Let our work in the world be our recruitment and our public relations campaign. Our former intern Barbara Kellett relates a telling story about her new hairdresser. At her first appointment with a black male stylist she had not worked with before, they made the usual casual chit-chat, and he learned that she was a seminarian. He revealed that he was gay. Finally he asked the inevitable question, "What denomination?" Preparing for the typical explanations, Barbara answered, "I'm a Unitarian Universalist..." "Oh, right," he responded knowledgeably; "so you don't believe in hate." What a poignant, powerful statement! Somewhere, somehow, that man had at some point encountered a Unitarian Universalist congregation being true to its mission, and doing ministry beyond its own doors, and that was the message that he took away with him. We are the church that doesn't believe in hate.

So I'm going to change my mind about something: When I say, Don't define humanism negatively, don't give people a laundry list of what we don't believe in, like Jesus and God and the virgin birth, this is an exception. If you want to say what we don't believe in, say that we don't believe in hate. And then put that 'don't believe' to work in the world.

The poet Marge Piercy makes a similar observation in her poem, To Be of Use:

I want to be with people who submerge in the task,

Who go into the fields to harvest, and work in a row and pass the bags along,

Who stand in the line and haul in their places,

Who are not parlor generals and field deserters

But move in a common rhythm when the food must come in

Or the fire be put out.

The work of the world is common as mud.

Botched, it smears the hands, crumbles to dust.

But the thing worth doing well done

Has a shape that satisfies, clean and evident.

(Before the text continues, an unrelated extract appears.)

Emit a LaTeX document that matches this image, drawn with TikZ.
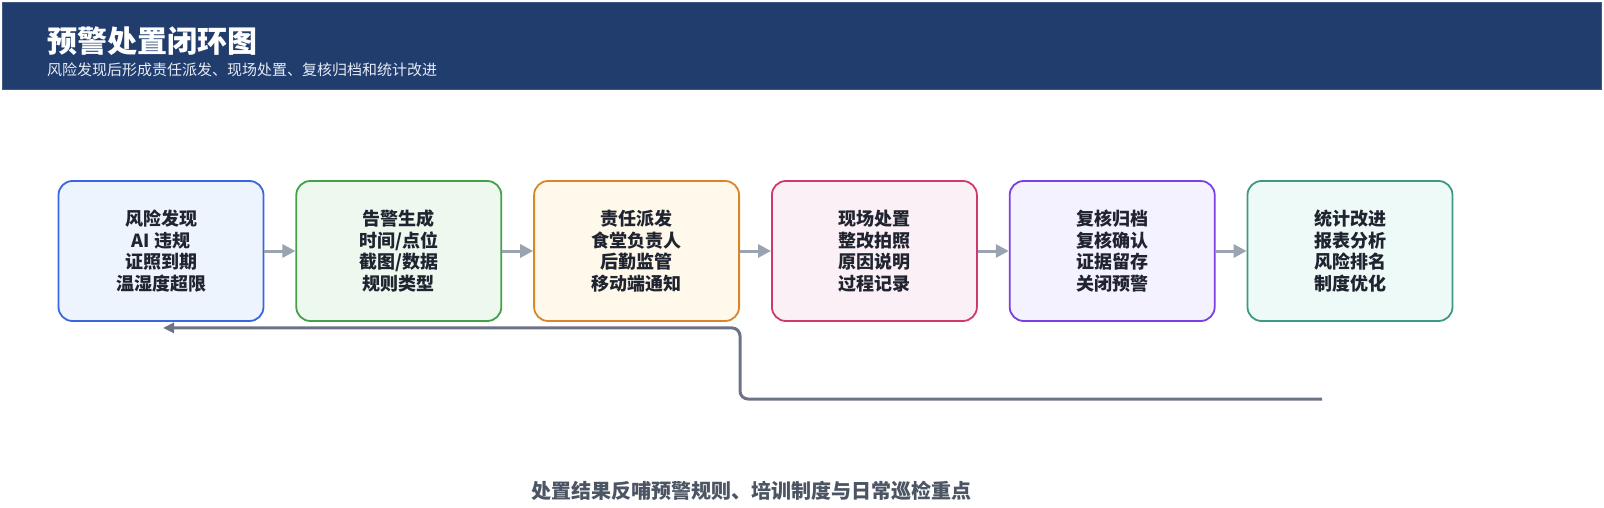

Greek amphoras for wine or oil, Hopi vases that held corn,

Are put in museums but you know they were made to be used.

The pitcher cries for water to carry, and a person for work that is real.

You know they were made to be used; a person cries for work that is real. So much of the work we find ourselves doing does not seem real, and we were made to be used. That is what the church should be, when it has matured into its real ministry - the community of those who go into the fields together, to work in a row, and get the urgent harvest in. The needs are always there, and they are ever-changing; the only question is whether this society was made to be used, whether we understand our purpose as serving ourselves or serving others.

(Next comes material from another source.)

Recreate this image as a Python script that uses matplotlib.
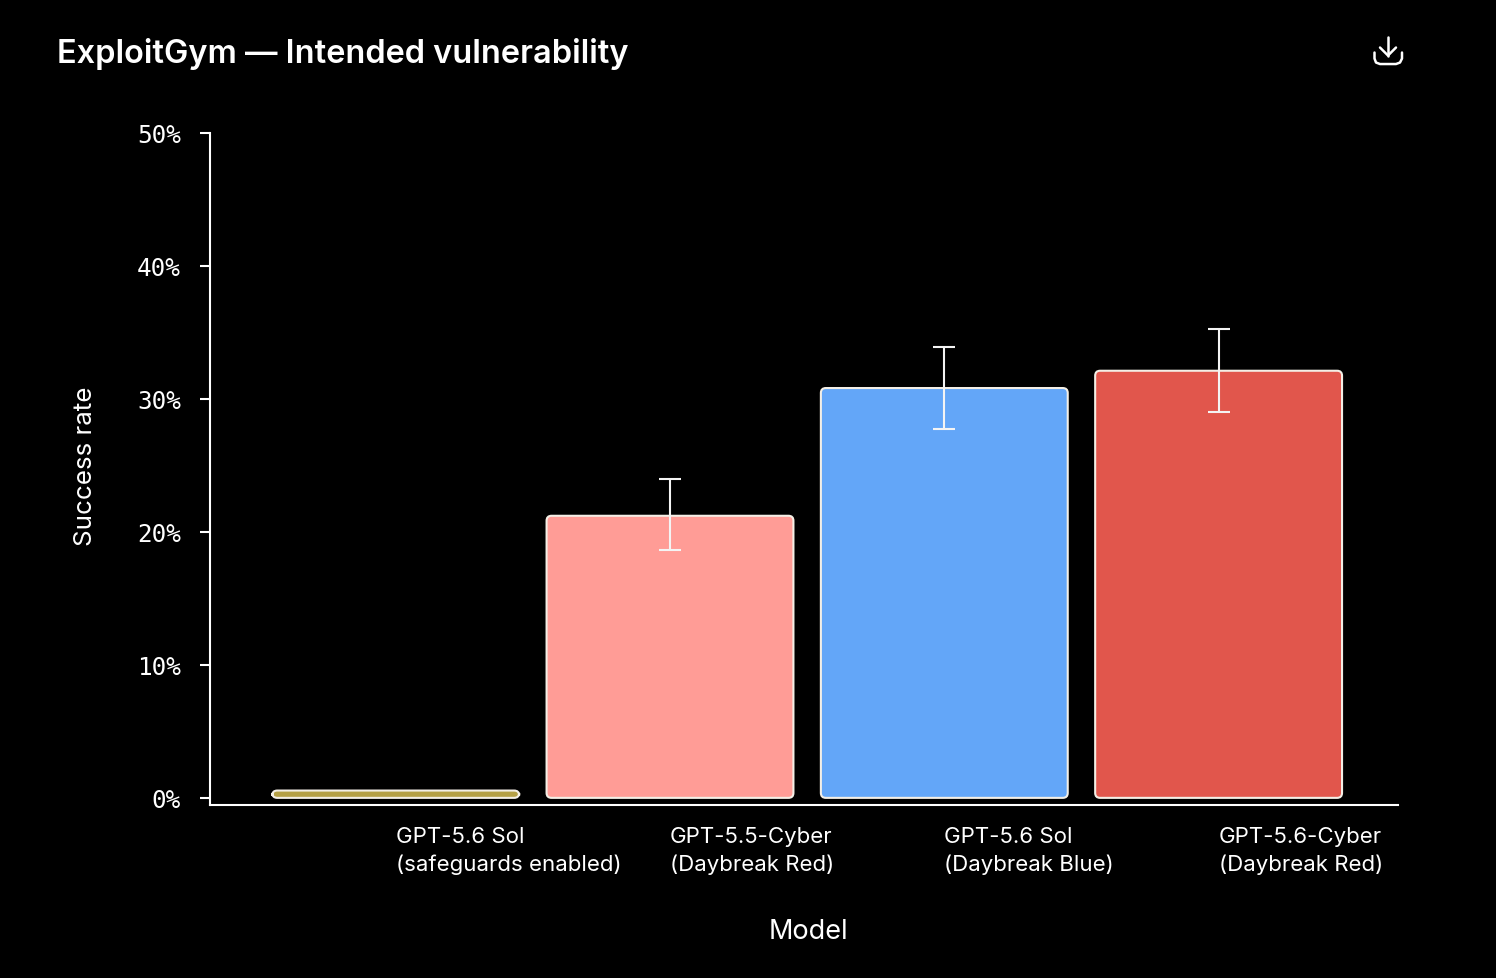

I like the fable of the little community of life-savers, and their determination not to degenerate into an exclusive club, but I think there's an important element missing. In the time between their fearless forays into the teeth of the storm, what this group ought to be doing is building a lighthouse, with a bright beacon to warn sailors of the treacherous coast. To save what we can from the shipwrecks is important and necessary work, and to lose sight of that is to be led away from what makes our little community useful and real. But how much better a world in which the signal is there in the darkness, flashing forth the hard-won wisdom of how best to navigate these waters. I think we are that light house, too; offering the guidance and inspiration of what we know so that people may not only be rescued from the sea, but may find their way to sail boldly and bravely through the shoals of life, trusting the flame that we have kindled and continue to tend.

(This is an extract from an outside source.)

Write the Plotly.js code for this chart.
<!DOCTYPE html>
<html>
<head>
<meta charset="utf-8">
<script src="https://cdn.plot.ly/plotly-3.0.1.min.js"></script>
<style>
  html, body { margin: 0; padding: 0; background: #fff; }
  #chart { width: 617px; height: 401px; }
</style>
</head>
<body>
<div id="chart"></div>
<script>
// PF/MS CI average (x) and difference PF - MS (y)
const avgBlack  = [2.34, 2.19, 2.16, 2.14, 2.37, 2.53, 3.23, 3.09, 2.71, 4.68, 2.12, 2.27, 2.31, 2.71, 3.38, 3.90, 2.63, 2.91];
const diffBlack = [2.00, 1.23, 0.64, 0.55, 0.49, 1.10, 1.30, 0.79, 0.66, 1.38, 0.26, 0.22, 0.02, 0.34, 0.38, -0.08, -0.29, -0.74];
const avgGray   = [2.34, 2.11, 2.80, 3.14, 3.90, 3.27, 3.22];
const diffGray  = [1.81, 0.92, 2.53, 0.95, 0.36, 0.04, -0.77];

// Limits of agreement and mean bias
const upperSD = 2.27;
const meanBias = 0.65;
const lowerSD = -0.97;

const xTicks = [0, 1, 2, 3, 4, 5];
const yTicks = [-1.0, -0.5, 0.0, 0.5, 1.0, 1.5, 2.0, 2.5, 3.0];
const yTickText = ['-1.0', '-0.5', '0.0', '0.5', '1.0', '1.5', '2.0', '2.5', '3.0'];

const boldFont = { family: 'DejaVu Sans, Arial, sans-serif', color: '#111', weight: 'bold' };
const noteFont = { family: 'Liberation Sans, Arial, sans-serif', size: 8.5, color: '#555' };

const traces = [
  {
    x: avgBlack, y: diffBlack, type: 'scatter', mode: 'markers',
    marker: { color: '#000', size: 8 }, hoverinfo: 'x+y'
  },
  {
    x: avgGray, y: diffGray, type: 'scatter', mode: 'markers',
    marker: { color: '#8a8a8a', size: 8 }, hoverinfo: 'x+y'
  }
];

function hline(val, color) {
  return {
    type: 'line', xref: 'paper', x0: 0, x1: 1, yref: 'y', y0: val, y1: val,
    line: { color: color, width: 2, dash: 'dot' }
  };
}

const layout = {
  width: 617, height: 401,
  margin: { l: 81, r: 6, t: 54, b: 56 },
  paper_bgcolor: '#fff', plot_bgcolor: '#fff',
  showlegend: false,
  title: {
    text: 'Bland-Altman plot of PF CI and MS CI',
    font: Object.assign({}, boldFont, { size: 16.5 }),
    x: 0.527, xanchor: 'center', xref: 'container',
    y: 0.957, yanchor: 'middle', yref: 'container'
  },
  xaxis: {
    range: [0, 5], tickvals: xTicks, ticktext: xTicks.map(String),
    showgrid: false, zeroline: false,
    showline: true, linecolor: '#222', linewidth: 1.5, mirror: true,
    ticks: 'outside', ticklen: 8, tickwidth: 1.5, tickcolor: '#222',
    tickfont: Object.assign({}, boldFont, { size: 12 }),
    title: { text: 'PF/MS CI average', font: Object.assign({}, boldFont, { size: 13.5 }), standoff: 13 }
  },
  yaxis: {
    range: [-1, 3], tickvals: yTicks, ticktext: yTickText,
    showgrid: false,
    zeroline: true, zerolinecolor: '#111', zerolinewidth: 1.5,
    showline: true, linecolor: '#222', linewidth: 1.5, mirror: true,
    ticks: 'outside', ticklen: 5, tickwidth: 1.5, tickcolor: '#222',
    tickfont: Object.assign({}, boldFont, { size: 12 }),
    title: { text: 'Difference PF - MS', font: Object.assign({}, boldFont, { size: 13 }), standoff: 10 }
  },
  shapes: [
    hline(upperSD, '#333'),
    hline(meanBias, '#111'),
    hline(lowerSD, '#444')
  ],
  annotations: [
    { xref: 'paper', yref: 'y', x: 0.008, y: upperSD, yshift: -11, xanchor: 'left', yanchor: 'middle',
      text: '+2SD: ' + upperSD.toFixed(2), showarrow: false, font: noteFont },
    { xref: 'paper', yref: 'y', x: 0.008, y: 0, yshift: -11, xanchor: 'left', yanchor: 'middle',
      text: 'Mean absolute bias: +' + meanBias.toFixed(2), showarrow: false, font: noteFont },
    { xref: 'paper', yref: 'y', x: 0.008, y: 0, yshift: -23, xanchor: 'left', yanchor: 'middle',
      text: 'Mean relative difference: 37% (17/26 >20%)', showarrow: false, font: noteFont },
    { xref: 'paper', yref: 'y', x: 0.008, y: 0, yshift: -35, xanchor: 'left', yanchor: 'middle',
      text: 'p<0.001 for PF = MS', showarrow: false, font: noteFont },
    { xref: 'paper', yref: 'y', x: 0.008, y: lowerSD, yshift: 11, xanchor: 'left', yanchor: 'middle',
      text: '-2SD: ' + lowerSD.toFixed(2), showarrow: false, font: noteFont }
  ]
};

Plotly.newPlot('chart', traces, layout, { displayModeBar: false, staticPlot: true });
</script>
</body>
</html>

Dearly beloved, surely it is for the sake of that work that we are here; to be the church that does not believe in hate, to reach beyond these walls and help our fellow beings with all the wisdom and sustenance that we have to offer, to be of use, to do work that is real. In the final analysis, the practice of humanism is service; service to a world much wider than our own beliefs, our own culture, our own comfort. And it is when we are engaged in that service that our ministry will speak for us, and tell the world in no uncertain terms what humanism is. Let us lift high the light that is within us, the light that we are together, and let it shine.